We told my hon. Friend the Minister, and he was kind enough to listen with great patience and perception, that--alas--local government services and their costs cannot be cut precisely to match the transfer of outgoing population. Procrustes had a bed which unwary wayfarers were made to fit. If they were a bit shorter than the bed, they were stretched in an agonising rack; if they were a bit bigger they had bits chopped off.
My hon. Friend the Minister has unwittingly imposed the perversion of that fearful torture on the Selby district--a combination of chopping and stretching. The chopping happens because lots of local government officers have to be chopped off after a big loss of population--which amounts almost to one third. In the case of Selby, that will produce a redundancy bill of£1 million which, considering our grant from central Government is only £4 million, is a large proportion of extra costs. The stretching happens with the services that are left behind--they have to be stretched over a large, but thinner, district.
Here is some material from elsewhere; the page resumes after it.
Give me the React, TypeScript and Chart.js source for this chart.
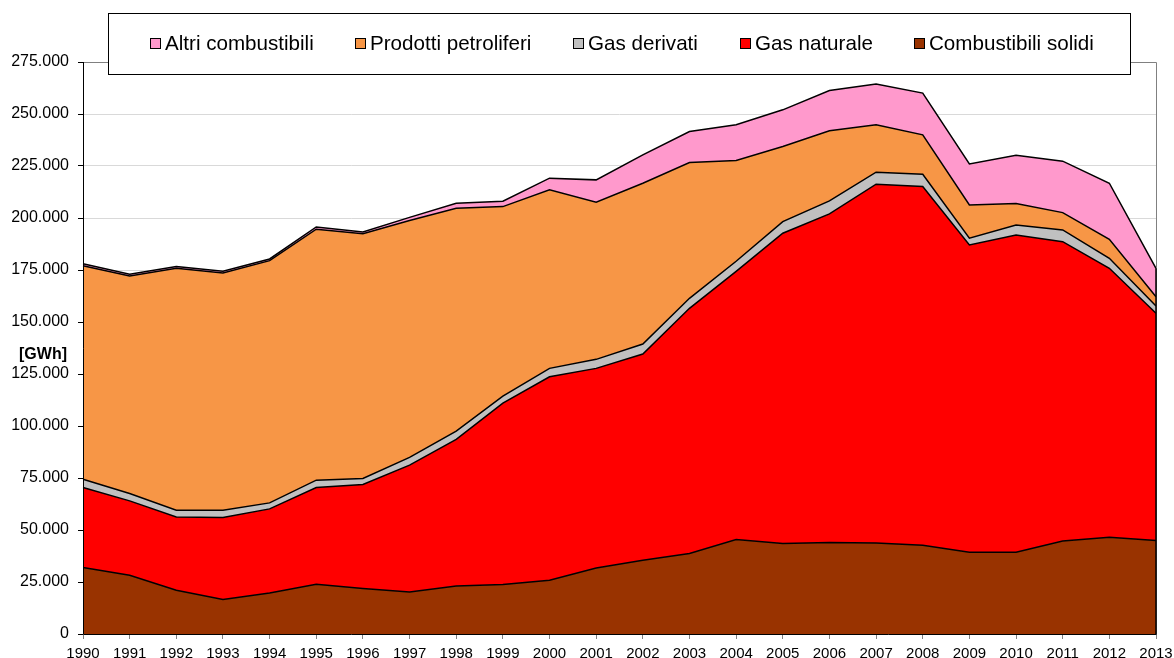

We will have fewer local government officers, which produces redundancy obligations, and
probably a poorer standard of service. We cannot cut precisely to match the loss of council tax paying population.
When we met my hon. Friend the Minister on26 October 1995, the provisional SSA figures were just about to be published. On 30 November 1995, only a few weeks later, my hon. Friend published his provisional SSA figures. I found that Selby's provisional SSA figure was £6.513 million and I thought that, as a result of meeting my hon. Friend at the end of October, we would see some evidence of recognition of our Procrustean dilemma when the definitive figures appeared.
I was appalled to discover that the SSA has fallen from the provisional sum which was published just after I met my hon. Friend. I can only conclude that we in some way offended or outraged him. That is why I am doing my very best today to offend and outrage the hon. Member for Holborn and St. Pancras--so that I may win the enthusiasm, support and friendship of my right hon. and hon. Friends on the Front Bench.